-- Problem to work on --
Without the pictures, repeat the listing character for character.

-- Data supplied --
------------------------------------------------------------

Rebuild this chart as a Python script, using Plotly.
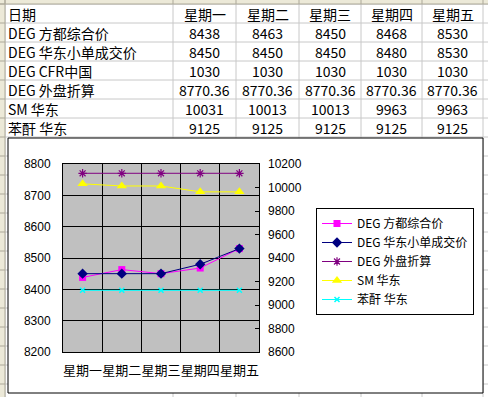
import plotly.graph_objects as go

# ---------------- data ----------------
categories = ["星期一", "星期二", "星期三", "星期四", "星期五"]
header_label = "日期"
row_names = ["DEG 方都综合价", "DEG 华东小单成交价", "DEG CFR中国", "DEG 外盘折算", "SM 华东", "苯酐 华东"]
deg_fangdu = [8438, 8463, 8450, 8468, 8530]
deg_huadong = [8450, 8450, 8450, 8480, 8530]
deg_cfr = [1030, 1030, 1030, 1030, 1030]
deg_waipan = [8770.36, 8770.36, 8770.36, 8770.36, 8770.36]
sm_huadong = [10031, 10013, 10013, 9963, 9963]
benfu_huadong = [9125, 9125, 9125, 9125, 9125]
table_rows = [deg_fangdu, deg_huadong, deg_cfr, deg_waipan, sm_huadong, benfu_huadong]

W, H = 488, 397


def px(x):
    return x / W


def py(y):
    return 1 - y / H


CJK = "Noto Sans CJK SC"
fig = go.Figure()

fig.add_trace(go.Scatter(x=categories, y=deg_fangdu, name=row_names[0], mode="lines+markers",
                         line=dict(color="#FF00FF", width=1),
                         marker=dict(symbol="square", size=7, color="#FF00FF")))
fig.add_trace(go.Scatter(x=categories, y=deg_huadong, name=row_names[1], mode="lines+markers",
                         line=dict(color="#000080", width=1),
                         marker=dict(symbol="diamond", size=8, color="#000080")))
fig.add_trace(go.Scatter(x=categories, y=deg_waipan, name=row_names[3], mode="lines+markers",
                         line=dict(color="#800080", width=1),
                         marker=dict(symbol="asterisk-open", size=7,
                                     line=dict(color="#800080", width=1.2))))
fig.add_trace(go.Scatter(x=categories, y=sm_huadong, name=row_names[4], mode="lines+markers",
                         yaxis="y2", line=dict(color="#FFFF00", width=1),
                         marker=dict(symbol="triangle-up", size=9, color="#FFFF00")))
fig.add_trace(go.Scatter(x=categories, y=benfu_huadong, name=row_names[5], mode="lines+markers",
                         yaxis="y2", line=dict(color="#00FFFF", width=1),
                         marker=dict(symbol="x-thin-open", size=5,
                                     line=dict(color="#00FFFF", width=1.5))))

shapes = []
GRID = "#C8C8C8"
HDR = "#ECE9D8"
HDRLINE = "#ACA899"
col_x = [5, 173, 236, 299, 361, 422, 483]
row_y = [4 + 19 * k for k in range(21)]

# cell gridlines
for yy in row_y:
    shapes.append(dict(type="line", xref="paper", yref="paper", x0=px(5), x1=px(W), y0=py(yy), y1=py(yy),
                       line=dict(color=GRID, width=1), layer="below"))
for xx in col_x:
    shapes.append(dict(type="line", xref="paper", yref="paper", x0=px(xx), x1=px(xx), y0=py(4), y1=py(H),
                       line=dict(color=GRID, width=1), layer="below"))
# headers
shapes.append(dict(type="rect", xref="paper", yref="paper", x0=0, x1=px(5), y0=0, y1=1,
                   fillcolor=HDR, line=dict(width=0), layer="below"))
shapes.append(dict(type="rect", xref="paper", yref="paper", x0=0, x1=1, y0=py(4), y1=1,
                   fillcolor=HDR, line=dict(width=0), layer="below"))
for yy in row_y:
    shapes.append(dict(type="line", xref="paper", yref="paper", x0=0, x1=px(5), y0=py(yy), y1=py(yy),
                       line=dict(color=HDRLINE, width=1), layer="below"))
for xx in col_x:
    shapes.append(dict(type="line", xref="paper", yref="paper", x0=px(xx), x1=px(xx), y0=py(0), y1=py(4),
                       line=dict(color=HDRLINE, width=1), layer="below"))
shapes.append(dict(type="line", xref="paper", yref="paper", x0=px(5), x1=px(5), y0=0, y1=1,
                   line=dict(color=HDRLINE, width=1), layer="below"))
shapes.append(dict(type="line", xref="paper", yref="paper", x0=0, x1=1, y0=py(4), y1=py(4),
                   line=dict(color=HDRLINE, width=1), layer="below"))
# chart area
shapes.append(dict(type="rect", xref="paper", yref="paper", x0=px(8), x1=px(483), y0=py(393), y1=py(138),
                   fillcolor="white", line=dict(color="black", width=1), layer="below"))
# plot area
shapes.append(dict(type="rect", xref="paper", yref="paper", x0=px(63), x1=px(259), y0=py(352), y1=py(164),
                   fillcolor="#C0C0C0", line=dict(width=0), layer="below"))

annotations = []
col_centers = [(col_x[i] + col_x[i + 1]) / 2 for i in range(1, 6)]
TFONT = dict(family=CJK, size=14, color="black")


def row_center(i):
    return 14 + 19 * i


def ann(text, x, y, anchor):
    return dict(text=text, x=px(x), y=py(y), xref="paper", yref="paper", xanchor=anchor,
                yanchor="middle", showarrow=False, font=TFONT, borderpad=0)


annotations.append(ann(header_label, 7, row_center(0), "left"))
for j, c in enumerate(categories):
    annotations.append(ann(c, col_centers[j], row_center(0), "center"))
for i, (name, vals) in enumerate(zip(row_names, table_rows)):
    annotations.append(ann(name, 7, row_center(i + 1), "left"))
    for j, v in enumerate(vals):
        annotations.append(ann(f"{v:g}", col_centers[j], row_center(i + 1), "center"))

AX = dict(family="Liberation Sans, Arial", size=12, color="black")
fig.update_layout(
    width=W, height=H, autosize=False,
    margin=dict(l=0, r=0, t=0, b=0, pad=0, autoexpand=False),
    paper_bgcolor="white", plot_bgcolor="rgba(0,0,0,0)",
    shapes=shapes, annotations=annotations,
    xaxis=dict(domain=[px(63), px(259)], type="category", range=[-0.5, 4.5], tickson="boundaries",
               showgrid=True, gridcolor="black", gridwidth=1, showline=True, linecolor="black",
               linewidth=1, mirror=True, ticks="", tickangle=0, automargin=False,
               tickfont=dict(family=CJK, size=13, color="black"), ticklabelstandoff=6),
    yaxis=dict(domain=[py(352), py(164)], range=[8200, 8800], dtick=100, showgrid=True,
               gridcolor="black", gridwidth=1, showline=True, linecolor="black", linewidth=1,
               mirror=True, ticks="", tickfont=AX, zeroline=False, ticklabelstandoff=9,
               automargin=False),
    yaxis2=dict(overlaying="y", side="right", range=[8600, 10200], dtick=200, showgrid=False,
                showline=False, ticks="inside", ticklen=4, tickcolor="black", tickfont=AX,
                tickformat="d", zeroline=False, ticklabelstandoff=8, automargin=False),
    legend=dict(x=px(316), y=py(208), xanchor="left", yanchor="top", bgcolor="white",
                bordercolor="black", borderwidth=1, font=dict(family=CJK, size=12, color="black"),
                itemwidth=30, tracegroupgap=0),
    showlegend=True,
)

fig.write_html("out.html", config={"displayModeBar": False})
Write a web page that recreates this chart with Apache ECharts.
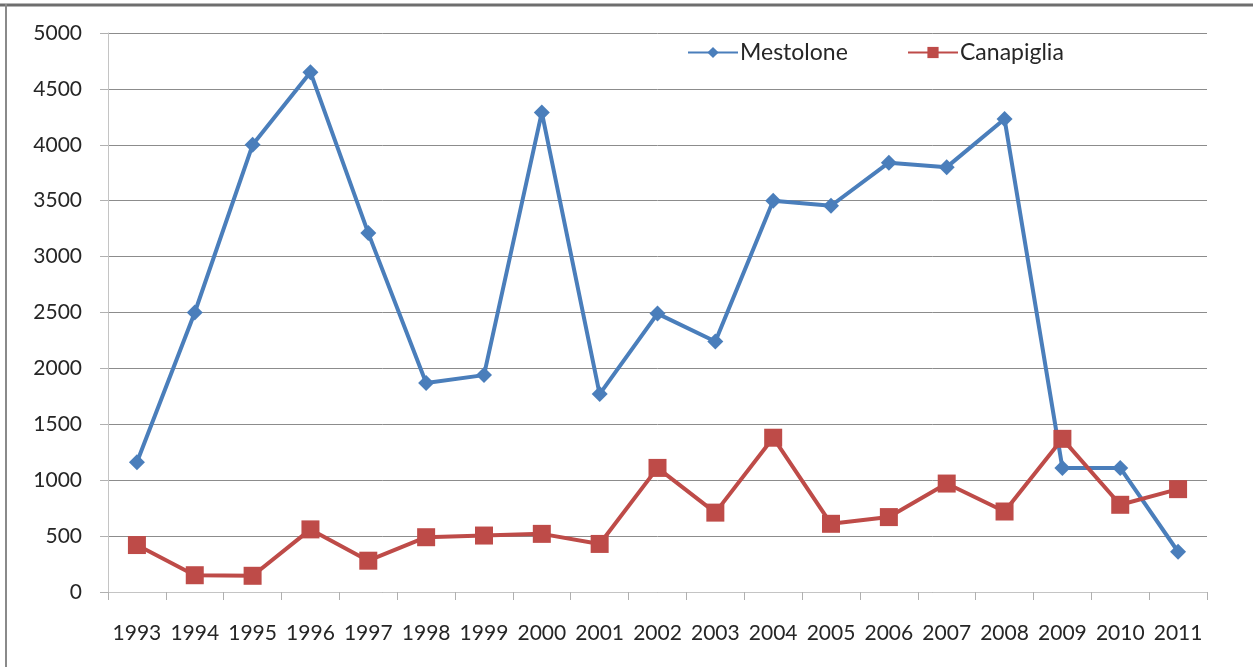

------------------------------------------------------------

-- Solution below --
Rebuild this chart as a Python script, using Plotly.
import plotly.graph_objects as go

# ---------------- data ----------------
categories = ["星期一", "星期二", "星期三", "星期四", "星期五"]
header_label = "日期"
row_names = ["DEG 方都综合价", "DEG 华东小单成交价", "DEG CFR中国", "DEG 外盘折算", "SM 华东", "苯酐 华东"]
deg_fangdu = [8438, 8463, 8450, 8468, 8530]
deg_huadong = [8450, 8450, 8450, 8480, 8530]
deg_cfr = [1030, 1030, 1030, 1030, 1030]
deg_waipan = [8770.36, 8770.36, 8770.36, 8770.36, 8770.36]
sm_huadong = [10031, 10013, 10013, 9963, 9963]
benfu_huadong = [9125, 9125, 9125, 9125, 9125]
table_rows = [deg_fangdu, deg_huadong, deg_cfr, deg_waipan, sm_huadong, benfu_huadong]

W, H = 488, 397


def px(x):
    return x / W


def py(y):
    return 1 - y / H


CJK = "Noto Sans CJK SC"
fig = go.Figure()

fig.add_trace(go.Scatter(x=categories, y=deg_fangdu, name=row_names[0], mode="lines+markers",
                         line=dict(color="#FF00FF", width=1),
                         marker=dict(symbol="square", size=7, color="#FF00FF")))
fig.add_trace(go.Scatter(x=categories, y=deg_huadong, name=row_names[1], mode="lines+markers",
                         line=dict(color="#000080", width=1),
                         marker=dict(symbol="diamond", size=8, color="#000080")))
fig.add_trace(go.Scatter(x=categories, y=deg_waipan, name=row_names[3], mode="lines+markers",
                         line=dict(color="#800080", width=1),
                         marker=dict(symbol="asterisk-open", size=7,
                                     line=dict(color="#800080", width=1.2))))
fig.add_trace(go.Scatter(x=categories, y=sm_huadong, name=row_names[4], mode="lines+markers",
                         yaxis="y2", line=dict(color="#FFFF00", width=1),
                         marker=dict(symbol="triangle-up", size=9, color="#FFFF00")))
fig.add_trace(go.Scatter(x=categories, y=benfu_huadong, name=row_names[5], mode="lines+markers",
                         yaxis="y2", line=dict(color="#00FFFF", width=1),
                         marker=dict(symbol="x-thin-open", size=5,
                                     line=dict(color="#00FFFF", width=1.5))))

shapes = []
GRID = "#C8C8C8"
HDR = "#ECE9D8"
HDRLINE = "#ACA899"
col_x = [5, 173, 236, 299, 361, 422, 483]
row_y = [4 + 19 * k for k in range(21)]

# cell gridlines
for yy in row_y:
    shapes.append(dict(type="line", xref="paper", yref="paper", x0=px(5), x1=px(W), y0=py(yy), y1=py(yy),
                       line=dict(color=GRID, width=1), layer="below"))
for xx in col_x:
    shapes.append(dict(type="line", xref="paper", yref="paper", x0=px(xx), x1=px(xx), y0=py(4), y1=py(H),
                       line=dict(color=GRID, width=1), layer="below"))
# headers
shapes.append(dict(type="rect", xref="paper", yref="paper", x0=0, x1=px(5), y0=0, y1=1,
                   fillcolor=HDR, line=dict(width=0), layer="below"))
shapes.append(dict(type="rect", xref="paper", yref="paper", x0=0, x1=1, y0=py(4), y1=1,
                   fillcolor=HDR, line=dict(width=0), layer="below"))
for yy in row_y:
    shapes.append(dict(type="line", xref="paper", yref="paper", x0=0, x1=px(5), y0=py(yy), y1=py(yy),
                       line=dict(color=HDRLINE, width=1), layer="below"))
for xx in col_x:
    shapes.append(dict(type="line", xref="paper", yref="paper", x0=px(xx), x1=px(xx), y0=py(0), y1=py(4),
                       line=dict(color=HDRLINE, width=1), layer="below"))
shapes.append(dict(type="line", xref="paper", yref="paper", x0=px(5), x1=px(5), y0=0, y1=1,
                   line=dict(color=HDRLINE, width=1), layer="below"))
shapes.append(dict(type="line", xref="paper", yref="paper", x0=0, x1=1, y0=py(4), y1=py(4),
                   line=dict(color=HDRLINE, width=1), layer="below"))
# chart area
shapes.append(dict(type="rect", xref="paper", yref="paper", x0=px(8), x1=px(483), y0=py(393), y1=py(138),
                   fillcolor="white", line=dict(color="black", width=1), layer="below"))
# plot area
shapes.append(dict(type="rect", xref="paper", yref="paper", x0=px(63), x1=px(259), y0=py(352), y1=py(164),
                   fillcolor="#C0C0C0", line=dict(width=0), layer="below"))

annotations = []
col_centers = [(col_x[i] + col_x[i + 1]) / 2 for i in range(1, 6)]
TFONT = dict(family=CJK, size=14, color="black")


def row_center(i):
    return 14 + 19 * i


def ann(text, x, y, anchor):
    return dict(text=text, x=px(x), y=py(y), xref="paper", yref="paper", xanchor=anchor,
                yanchor="middle", showarrow=False, font=TFONT, borderpad=0)


annotations.append(ann(header_label, 7, row_center(0), "left"))
for j, c in enumerate(categories):
    annotations.append(ann(c, col_centers[j], row_center(0), "center"))
for i, (name, vals) in enumerate(zip(row_names, table_rows)):
    annotations.append(ann(name, 7, row_center(i + 1), "left"))
    for j, v in enumerate(vals):
        annotations.append(ann(f"{v:g}", col_centers[j], row_center(i + 1), "center"))

AX = dict(family="Liberation Sans, Arial", size=12, color="black")
fig.update_layout(
    width=W, height=H, autosize=False,
    margin=dict(l=0, r=0, t=0, b=0, pad=0, autoexpand=False),
    paper_bgcolor="white", plot_bgcolor="rgba(0,0,0,0)",
    shapes=shapes, annotations=annotations,
    xaxis=dict(domain=[px(63), px(259)], type="category", range=[-0.5, 4.5], tickson="boundaries",
               showgrid=True, gridcolor="black", gridwidth=1, showline=True, linecolor="black",
               linewidth=1, mirror=True, ticks="", tickangle=0, automargin=False,
               tickfont=dict(family=CJK, size=13, color="black"), ticklabelstandoff=6),
    yaxis=dict(domain=[py(352), py(164)], range=[8200, 8800], dtick=100, showgrid=True,
               gridcolor="black", gridwidth=1, showline=True, linecolor="black", linewidth=1,
               mirror=True, ticks="", tickfont=AX, zeroline=False, ticklabelstandoff=9,
               automargin=False),
    yaxis2=dict(overlaying="y", side="right", range=[8600, 10200], dtick=200, showgrid=False,
                showline=False, ticks="inside", ticklen=4, tickcolor="black", tickfont=AX,
                tickformat="d", zeroline=False, ticklabelstandoff=8, automargin=False),
    legend=dict(x=px(316), y=py(208), xanchor="left", yanchor="top", bgcolor="white",
                bordercolor="black", borderwidth=1, font=dict(family=CJK, size=12, color="black"),
                itemwidth=30, tracegroupgap=0),
    showlegend=True,
)

fig.write_html("out.html", config={"displayModeBar": False})
Write a web page that recreates this chart with Apache ECharts.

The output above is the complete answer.